** Start **
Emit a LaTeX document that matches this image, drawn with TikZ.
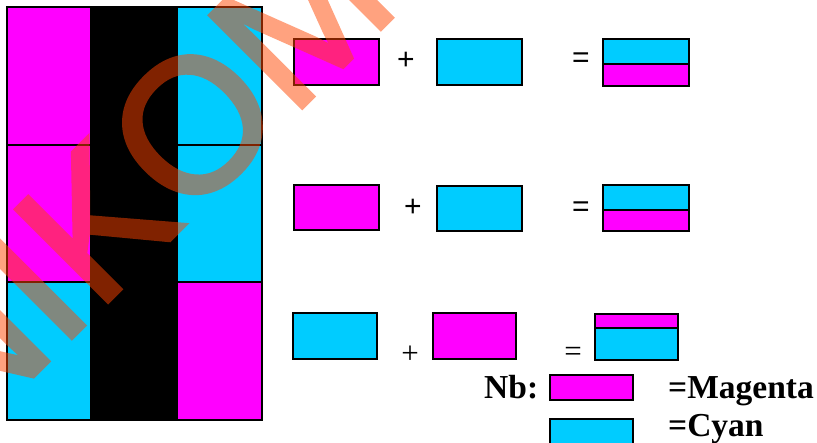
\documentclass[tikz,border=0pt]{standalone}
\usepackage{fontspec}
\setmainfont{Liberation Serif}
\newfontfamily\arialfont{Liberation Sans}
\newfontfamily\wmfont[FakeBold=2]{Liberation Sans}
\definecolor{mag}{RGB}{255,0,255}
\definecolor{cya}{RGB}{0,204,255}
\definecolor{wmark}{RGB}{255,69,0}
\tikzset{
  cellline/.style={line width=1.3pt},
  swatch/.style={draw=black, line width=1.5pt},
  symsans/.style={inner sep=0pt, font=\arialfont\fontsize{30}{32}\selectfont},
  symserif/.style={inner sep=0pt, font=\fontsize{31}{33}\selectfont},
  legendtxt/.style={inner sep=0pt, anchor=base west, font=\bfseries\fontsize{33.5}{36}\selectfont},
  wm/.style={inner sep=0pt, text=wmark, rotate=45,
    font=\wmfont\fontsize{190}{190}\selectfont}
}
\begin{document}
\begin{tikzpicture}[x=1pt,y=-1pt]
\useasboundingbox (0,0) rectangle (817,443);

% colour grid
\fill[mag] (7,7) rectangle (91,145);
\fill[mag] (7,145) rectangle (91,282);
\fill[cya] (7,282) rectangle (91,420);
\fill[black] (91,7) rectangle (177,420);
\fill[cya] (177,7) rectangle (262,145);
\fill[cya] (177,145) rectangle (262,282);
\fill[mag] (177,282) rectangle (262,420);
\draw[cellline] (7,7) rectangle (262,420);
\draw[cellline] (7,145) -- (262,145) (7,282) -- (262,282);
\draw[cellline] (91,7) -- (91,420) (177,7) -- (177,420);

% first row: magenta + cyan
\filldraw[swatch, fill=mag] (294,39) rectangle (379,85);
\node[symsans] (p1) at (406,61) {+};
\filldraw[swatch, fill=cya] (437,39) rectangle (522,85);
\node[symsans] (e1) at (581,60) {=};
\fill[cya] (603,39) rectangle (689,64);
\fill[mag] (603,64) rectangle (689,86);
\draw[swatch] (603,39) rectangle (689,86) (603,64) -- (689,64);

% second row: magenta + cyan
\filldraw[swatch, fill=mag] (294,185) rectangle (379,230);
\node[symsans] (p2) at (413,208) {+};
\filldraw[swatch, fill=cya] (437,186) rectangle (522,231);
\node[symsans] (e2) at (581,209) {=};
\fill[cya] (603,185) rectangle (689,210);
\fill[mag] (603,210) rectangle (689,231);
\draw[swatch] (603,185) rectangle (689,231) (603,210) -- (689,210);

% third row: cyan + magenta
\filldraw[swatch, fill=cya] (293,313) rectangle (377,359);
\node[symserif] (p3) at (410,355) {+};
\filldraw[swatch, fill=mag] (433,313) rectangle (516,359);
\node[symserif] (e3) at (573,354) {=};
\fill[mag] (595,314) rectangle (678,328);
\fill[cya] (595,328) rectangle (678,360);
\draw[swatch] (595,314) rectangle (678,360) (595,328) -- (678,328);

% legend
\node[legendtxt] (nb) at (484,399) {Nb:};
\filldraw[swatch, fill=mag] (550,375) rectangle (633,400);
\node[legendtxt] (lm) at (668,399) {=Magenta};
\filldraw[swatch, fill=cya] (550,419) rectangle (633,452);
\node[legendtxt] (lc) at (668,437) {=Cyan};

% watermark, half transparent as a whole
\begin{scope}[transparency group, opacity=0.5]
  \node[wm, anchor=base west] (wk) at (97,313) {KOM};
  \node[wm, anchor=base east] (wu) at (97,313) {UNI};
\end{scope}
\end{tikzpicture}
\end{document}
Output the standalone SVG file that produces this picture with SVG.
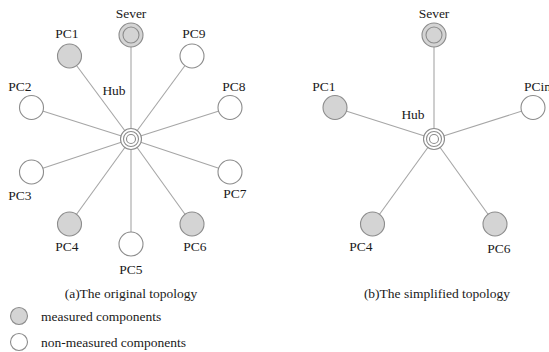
** End **
What the task requires » Each record should be quoted exactly, with the images omitted.

Correct response »
Emit a LaTeX document that matches this image, drawn with TikZ.
\documentclass[tikz,border=0pt]{standalone}
\usepackage{fontspec}
\setmainfont{Liberation Serif}
\newfontfamily\arialfont{Liberation Sans}
\newfontfamily\wmfont[FakeBold=2]{Liberation Sans}
\definecolor{mag}{RGB}{255,0,255}
\definecolor{cya}{RGB}{0,204,255}
\definecolor{wmark}{RGB}{255,69,0}
\tikzset{
  cellline/.style={line width=1.3pt},
  swatch/.style={draw=black, line width=1.5pt},
  symsans/.style={inner sep=0pt, font=\arialfont\fontsize{30}{32}\selectfont},
  symserif/.style={inner sep=0pt, font=\fontsize{31}{33}\selectfont},
  legendtxt/.style={inner sep=0pt, anchor=base west, font=\bfseries\fontsize{33.5}{36}\selectfont},
  wm/.style={inner sep=0pt, text=wmark, rotate=45,
    font=\wmfont\fontsize{190}{190}\selectfont}
}
\begin{document}
\begin{tikzpicture}[x=1pt,y=-1pt]
\useasboundingbox (0,0) rectangle (817,443);

% colour grid
\fill[mag] (7,7) rectangle (91,145);
\fill[mag] (7,145) rectangle (91,282);
\fill[cya] (7,282) rectangle (91,420);
\fill[black] (91,7) rectangle (177,420);
\fill[cya] (177,7) rectangle (262,145);
\fill[cya] (177,145) rectangle (262,282);
\fill[mag] (177,282) rectangle (262,420);
\draw[cellline] (7,7) rectangle (262,420);
\draw[cellline] (7,145) -- (262,145) (7,282) -- (262,282);
\draw[cellline] (91,7) -- (91,420) (177,7) -- (177,420);

% first row: magenta + cyan
\filldraw[swatch, fill=mag] (294,39) rectangle (379,85);
\node[symsans] (p1) at (406,61) {+};
\filldraw[swatch, fill=cya] (437,39) rectangle (522,85);
\node[symsans] (e1) at (581,60) {=};
\fill[cya] (603,39) rectangle (689,64);
\fill[mag] (603,64) rectangle (689,86);
\draw[swatch] (603,39) rectangle (689,86) (603,64) -- (689,64);

% second row: magenta + cyan
\filldraw[swatch, fill=mag] (294,185) rectangle (379,230);
\node[symsans] (p2) at (413,208) {+};
\filldraw[swatch, fill=cya] (437,186) rectangle (522,231);
\node[symsans] (e2) at (581,209) {=};
\fill[cya] (603,185) rectangle (689,210);
\fill[mag] (603,210) rectangle (689,231);
\draw[swatch] (603,185) rectangle (689,231) (603,210) -- (689,210);

% third row: cyan + magenta
\filldraw[swatch, fill=cya] (293,313) rectangle (377,359);
\node[symserif] (p3) at (410,355) {+};
\filldraw[swatch, fill=mag] (433,313) rectangle (516,359);
\node[symserif] (e3) at (573,354) {=};
\fill[mag] (595,314) rectangle (678,328);
\fill[cya] (595,328) rectangle (678,360);
\draw[swatch] (595,314) rectangle (678,360) (595,328) -- (678,328);

% legend
\node[legendtxt] (nb) at (484,399) {Nb:};
\filldraw[swatch, fill=mag] (550,375) rectangle (633,400);
\node[legendtxt] (lm) at (668,399) {=Magenta};
\filldraw[swatch, fill=cya] (550,419) rectangle (633,452);
\node[legendtxt] (lc) at (668,437) {=Cyan};

% watermark, half transparent as a whole
\begin{scope}[transparency group, opacity=0.5]
  \node[wm, anchor=base west] (wk) at (97,313) {KOM};
  \node[wm, anchor=base east] (wu) at (97,313) {UNI};
\end{scope}
\end{tikzpicture}
\end{document}
Output the standalone SVG file that produces this picture with SVG.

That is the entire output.